- Born: 25 October 1918 Paris
- Occupation: Author
- Years active: 1962-1969

= Anne Huré =

French writer

Anne Huré (born Françoise-Anne Huré; 25 October 1918 - presumed dead) was a French writer who authored eight novels, the first of which, Les Deux moniales ("The Two Nuns"), was considered for the prestigious Prix Goncourt in 1962.

== Life and career ==
Anne Huré was born in Paris on 25 October 1918. She studied theology, including classical Greek and Latin, at a Benedictine abbey in Leuven, Belgium, for three years. This time at the monastery she would go on to describe in multiple instances as "unhappy ... but useful and informative".

Huré was frequently in trouble with the police, a situation that would cause controversy during her career as a writer. In 1954, she was sentenced by the court to seven years' incarceration and was barred from visiting Paris for life for theft and falsification of a check. Huré spent her time in prison working on five novels, all of which were set to be published by the publishing house Julliard.

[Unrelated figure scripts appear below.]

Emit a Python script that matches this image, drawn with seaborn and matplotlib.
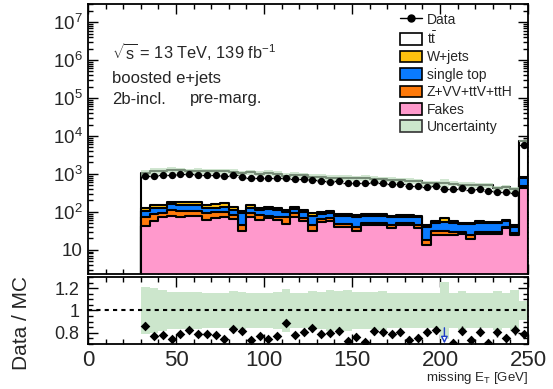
import numpy as np
import pandas as pd
import matplotlib
matplotlib.use("Agg")
import matplotlib.pyplot as plt
import seaborn as sns
from matplotlib.ticker import FixedLocator, MultipleLocator, FuncFormatter, NullFormatter
from matplotlib.patches import Patch
from matplotlib.lines import Line2D

# ---- binning: missing E_T from 30 to 250 GeV in 5 GeV bins (last bin holds overflow)
bin_edges = np.arange(30, 255, 5)
bin_centers = bin_edges[:-1] + 2.5

# ---- observed events per bin
data = [886, 904, 923, 960, 980, 980, 960, 941, 923, 886, 923, 851, 801, 785, 801,
        771, 771, 738, 738, 695, 666, 627, 643, 569, 580, 569, 605, 580, 556, 556,
        483, 483, 463, 474, 403, 396, 420, 379, 403, 357, 336, 330, 322, 5800]

# ---- expected events per process
fakes = [42, 58, 71, 80, 75, 78, 80, 62, 68, 75, 65, 32, 75, 62, 68, 62, 47, 75, 58, 32, 54, 56,
         41, 41, 32, 44, 44, 44, 37, 44, 44, 37, 13, 24, 25, 25, 26, 19, 26, 26, 26, 37, 24, 420]
zvv_ttv_tth = [32, 31, 21, 33, 31, 28, 26, 30, 30, 27, 18, 14, 17, 21, 12, 13, 24, 17, 10, 14, 11, 12,
               6, 6, 9, 8, 8, 8, 7, 8, 8, 8, 5, 8, 7, 5, 4, 6, 4, 4, 4, 2, 4, 60]
single_top = [32, 41, 38, 45, 47, 47, 47, 38, 32, 36, 30, 46, 38, 30, 40, 38, 27, 28, 30, 34, 24, 24,
              33, 33, 34, 28, 28, 28, 27, 23, 23, 28, 22, 18, 22, 20, 17, 22, 20, 20, 20, 17, 13, 300]
wjets = [24, 23, 23, 29, 27, 27, 27, 23, 28, 31, 25, 14, 23, 17, 18, 17, 15, 18, 15, 12, 13, 14,
         9, 9, 8, 7, 7, 7, 9, 8, 8, 6, 6, 8, 14, 8, 3, 3, 6, 4, 4, 6, 3, 70]
ttbar = [895, 1023, 1023, 1096, 1061, 1005, 1035, 1038, 1018, 1025, 974, 934, 940, 891, 937,
         865, 752, 806, 796, 733, 737, 675, 697, 694, 676, 709, 655, 635, 628, 607, 573, 561,
         528, 517, 516, 498, 463, 465, 442, 450, 364, 377, 345, 6492]

# ---- relative systematic uncertainty on the total prediction
rel_unc = [0.21, 0.20, 0.18, 0.17, 0.17, 0.17, 0.165, 0.16, 0.16, 0.16, 0.175, 0.164, 0.154, 0.154,
           0.16, 0.164, 0.194, 0.16, 0.16, 0.179, 0.169, 0.185, 0.179, 0.185, 0.169, 0.169, 0.169,
           0.175, 0.16, 0.154, 0.154, 0.154, 0.154, 0.154, 0.251, 0.154, 0.175, 0.16, 0.154, 0.154,
           0.175, 0.154, 0.185, 0.085]

process_names = ["Fakes", "Z+VV+ttV+ttH", "single top", "W+jets", r"t$\bar{\mathregular{t}}$"]
process_colors = ["#ff99cc", "#ff7a0a", "#0a7bff", "#ffc20e", "#ffffff"]
unc_color = "#cce6cc"

sns.set_theme(style="ticks")
plt.rcParams["font.family"] = ["Liberation Sans", "DejaVu Sans"]
plt.rcParams["mathtext.fontset"] = "custom"
plt.rcParams["mathtext.rm"] = "Liberation Sans"
plt.rcParams["mathtext.it"] = "Liberation Sans:italic"
plt.rcParams["mathtext.bf"] = "Liberation Sans:bold"
plt.rcParams["mathtext.default"] = "regular"

W, H = 553, 389
fig = plt.figure(figsize=(W / 100, H / 100), dpi=100)
ax = fig.add_axes([88 / W, 1 - 274 / H, 440 / W, 270 / H])
rax = fig.add_axes([88 / W, 1 - 344 / H, 440 / W, 67 / H])

components = [np.asarray(v, float) for v in (fakes, zvv_ttv_tth, single_top, wjets, ttbar)]
stack_tops = np.cumsum(components, axis=0)
total = stack_tops[-1]
data_arr = np.asarray(data, float)
unc = np.asarray(rel_unc)

# stacked prediction, drawn from the outermost layer inwards
for top, color in zip(stack_tops[::-1], process_colors[::-1]):
    layer = pd.DataFrame({"met": bin_centers, "events": top})
    sns.histplot(data=layer, x="met", weights="events", binwidth=5, binrange=(30, 250),
                 element="step", fill=True, color=color, alpha=1.0, edgecolor="black",
                 linewidth=1.5, ax=ax)

# uncertainty band on the total
step_x = bin_edges
ax.fill_between(step_x, np.append(total * (1 - unc), total[-1] * (1 - unc[-1])),
                np.append(total * (1 + unc), total[-1] * (1 + unc[-1])),
                step="post", color="#b9dab9", alpha=0.65, lw=0)

# data
ax.errorbar(bin_centers, data_arr, xerr=2.5, yerr=np.sqrt(data_arr), fmt="none",
            ecolor="black", elinewidth=1.0)
sns.scatterplot(x=bin_centers, y=data_arr, color="black", s=28, edgecolor="black",
                linewidth=0, ax=ax, zorder=5)

ax.set_yscale("log")
ax.set_xlim(0, 250)
ax.set_ylim(2.3, 3.0e7)
ax.set_ylabel("")
ax.set_xlabel("")
ax.yaxis.set_major_locator(FixedLocator([1e1, 1e2, 1e3, 1e4, 1e5, 1e6, 1e7]))
ax.yaxis.set_minor_locator(FixedLocator([m * 10.0 ** e for e in range(0, 8) for m in range(2, 10)]))
ax.yaxis.set_major_formatter(FuncFormatter(
    lambda v, p: "10" if abs(v - 10) < 1e-6 else r"$10^{%d}$" % round(np.log10(v))))
ax.yaxis.set_minor_formatter(NullFormatter())
ax.xaxis.set_major_locator(MultipleLocator(50))
ax.xaxis.set_minor_locator(MultipleLocator(10))
ax.tick_params(axis="x", labelbottom=False)

# legend
handles = [
    Line2D([0], [0], color="black", marker="o", markersize=5, lw=1),
    Patch(facecolor="white", edgecolor="black", lw=1.2),
    Patch(facecolor=process_colors[3], edgecolor="black", lw=1.2),
    Patch(facecolor=process_colors[2], edgecolor="black", lw=1.2),
    Patch(facecolor=process_colors[1], edgecolor="black", lw=1.2),
    Patch(facecolor=process_colors[0], edgecolor="black", lw=1.2),
    Patch(facecolor=unc_color, edgecolor="#333333", lw=1.2),
]
labels = ["Data", process_names[4], "W+jets", "single top", "Z+VV+ttV+ttH", "Fakes", "Uncertainty"]
ax.legend(handles, labels, loc="upper left", bbox_to_anchor=(0.709, 0.968), frameon=False,
          fontsize=10, handlelength=1.58, handleheight=0.94, labelspacing=0.25,
          handletextpad=0.36, borderpad=0, borderaxespad=0)

fig.text(112 / W, 1 - 52 / H, r"$\sqrt{s}$ = 13 TeV, 139 fb$^{-1}$", fontsize=11.8, va="center")
fig.text(112 / W, 1 - 79 / H, "boosted e+jets", fontsize=12, va="center")
fig.text(112 / W, 1 - 99 / H, "2b-incl.", fontsize=12, va="center")
fig.text(190 / W, 1 - 99 / H, "pre-marg.", fontsize=12, va="center")

# ratio panel
ratio = data_arr / total
rax.fill_between(step_x, np.append(1 - unc, 1 - unc[-1]), np.append(1 + unc, 1 + unc[-1]),
                 step="post", color=unc_color, lw=0)
rax.axhline(1.0, color="black", ls=(0, (2, 2)), lw=1.5)
inside = ratio >= 0.7
rax.errorbar(bin_centers[inside], ratio[inside], yerr=np.sqrt(data_arr[inside]) / total[inside],
             fmt="none", ecolor="black", elinewidth=1.0)
sns.scatterplot(x=bin_centers[inside], y=ratio[inside], color="black", marker="D", s=24,
                linewidth=0, ax=rax, zorder=5)
# points below the panel range are marked with a downward arrow
for xc in bin_centers[~inside]:
    rax.annotate("", xy=(xc, 0.705), xytext=(xc, 0.845),
                 arrowprops=dict(arrowstyle="-|>,head_length=0.5,head_width=0.25",
                                 color="#2040c8", lw=1.0, fc="white",
                                 mutation_scale=8, shrinkA=0, shrinkB=0), zorder=6)
rax.set_xlim(0, 250)
rax.set_ylim(0.7, 1.3)
rax.set_ylabel("")
rax.set_xlabel("")
rax.yaxis.set_major_locator(FixedLocator([0.8, 1.0, 1.2]))
rax.yaxis.set_major_formatter(FuncFormatter(lambda v, p: "1" if abs(v - 1) < 1e-6 else "%.1f" % v))
rax.yaxis.set_minor_locator(MultipleLocator(0.05))
rax.xaxis.set_major_locator(MultipleLocator(50))
rax.xaxis.set_minor_locator(MultipleLocator(10))

for a in (ax, rax):
    a.tick_params(which="both", direction="in", top=True, right=True, width=1.0, color="black")
    a.tick_params(which="major", length=7)
    a.tick_params(which="minor", length=3.5)
    for s in a.spines.values():
        s.set_linewidth(1.3)
        s.set_color("black")
ax.tick_params(axis="y", labelsize=13.5, pad=4)
rax.tick_params(axis="y", labelsize=13, pad=6)
rax.tick_params(axis="x", labelsize=16, pad=4)

fig.text(22 / W, 1 - 323 / H, "Data / MC", rotation=90, fontsize=15, va="center", ha="center")
fig.text(528 / W, 1 - 378 / H, r"missing E$_{\mathregular{T}}$ [GeV]", fontsize=9.5,
         ha="right", va="center")

fig.savefig("out.png", dpi=100)
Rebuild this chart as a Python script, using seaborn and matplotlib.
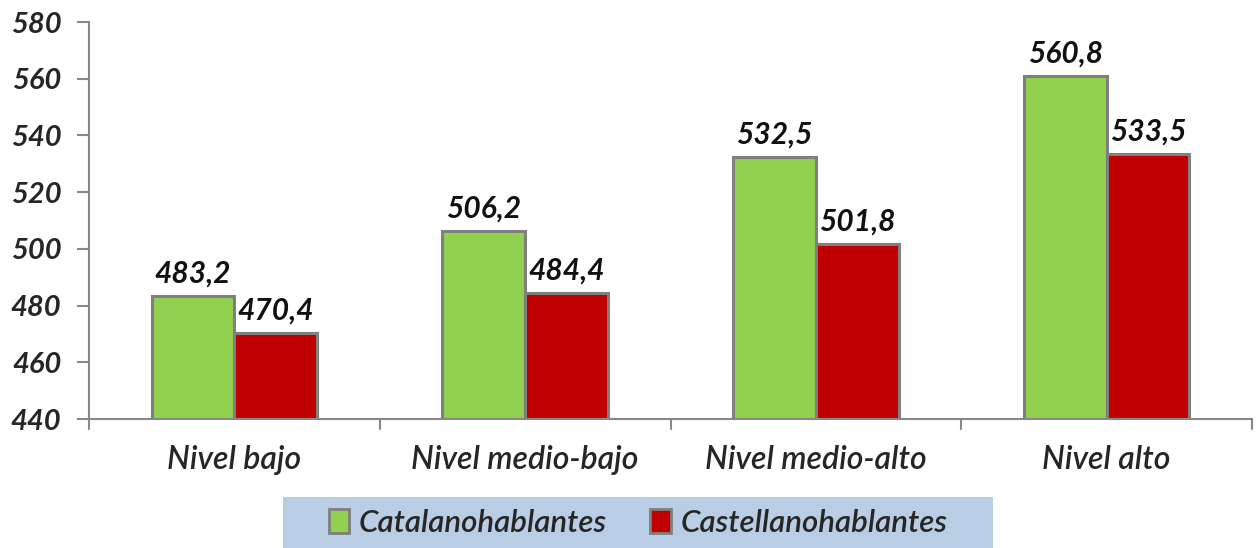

She was released from prison on 20 February 1961. In January 1962, her first novel, Les Deux moniales (The Two Nuns), was published to critical and commercial success. It was selected for consideration by the Prix Goncourt jury. However, before the jury made its decision, Huré was arrested in Paris on 10 May 1962, after she was recognized by one Madame Dupeyroux of Toulouse following an appearance on the literary television program Lectures pour tous. Madame Dupeyroux alleged that Huré had attempted to steal her jewelry from her hotel room in January 1961. A few weeks later, on July 27, in Toulouse, Anne Huré was found guilty of attempted theft. She was sentenced to two months in prison and a 1,000-franc fine.

The ongoing legal troubles caused a controversy in the press which put pressure on the Prix Goncourt jury. Newspapers like Le Figaro felt her criminal charges ought to bar her from consideration. In the end, only four of the ten jurors voted for her book. (The award was given instead to Anna Langfus, a Polish Holocaust survivor, for her novel Les Bagages de Sable, a novel about memories of World War II from the point of view of a young girl.) Later that same year, it was reported that Huré attempted to take her own life.

In 1962, Huré published Entretiens avec Monsieur Renan, a novelistic meditation on Christian morality.

In 1963, 1965, 1969, and 1971 she was arrested for fraud, theft, check forgery, and other petty crimes.

In 1963, Julliard published Anne Huré's autobiographical novel En prison ("In Prison").

After the ongoing controversy surrounding the author, Julliard did not publish her other works. Plon published her other writings beginning with Le péché sans merci ("The Unforgivable Sin") in 1964 up to a collection of short stories, Tendresses d'été ("Summer Tenderness"), published in 1968.

Following this publication and her arrest in 1971, there is no further public record of Anne Huré.

Huré was a self-described conservative. She was quoted as describing herself as "an ardent, extremely right-wing monarchist." Her works often thematically explore Catholic theology. She saw herself as influenced by 18th-century Catholic thought, particularly the work of Nicolas Malebranche. She also had a particular interest in the writings of Plato and Dionysius the Areopagite.

Jennifer Waelti Walters, professor emerita of French and women's studies at the University of Victoria, British Columbia, noted in her book, Damned Women: Lesbians in French Novels, that Huré's first three novels all deal with possibly romantic relationships between two female protagonists and the inability to act on those feelings.

== Works ==

- Les Deux Moniales, Paris: Julliard, 1962.
- Entretiens avec Monsieur Renan, Paris: Julliard, 1962.
- En Prison, Paris: Julliard, 1963.
- Le Péché sans merci, Meaux: Plon, 1964.
- Descente en enfer, Meaux: Plon, 1966.
- Le Haut Chemin, Meaux: Plon, 1966.
- Les Vendages, Meaux: Plon, 1968.
- Tendresses d'été (short story collection), Meaux: Plon, 1968.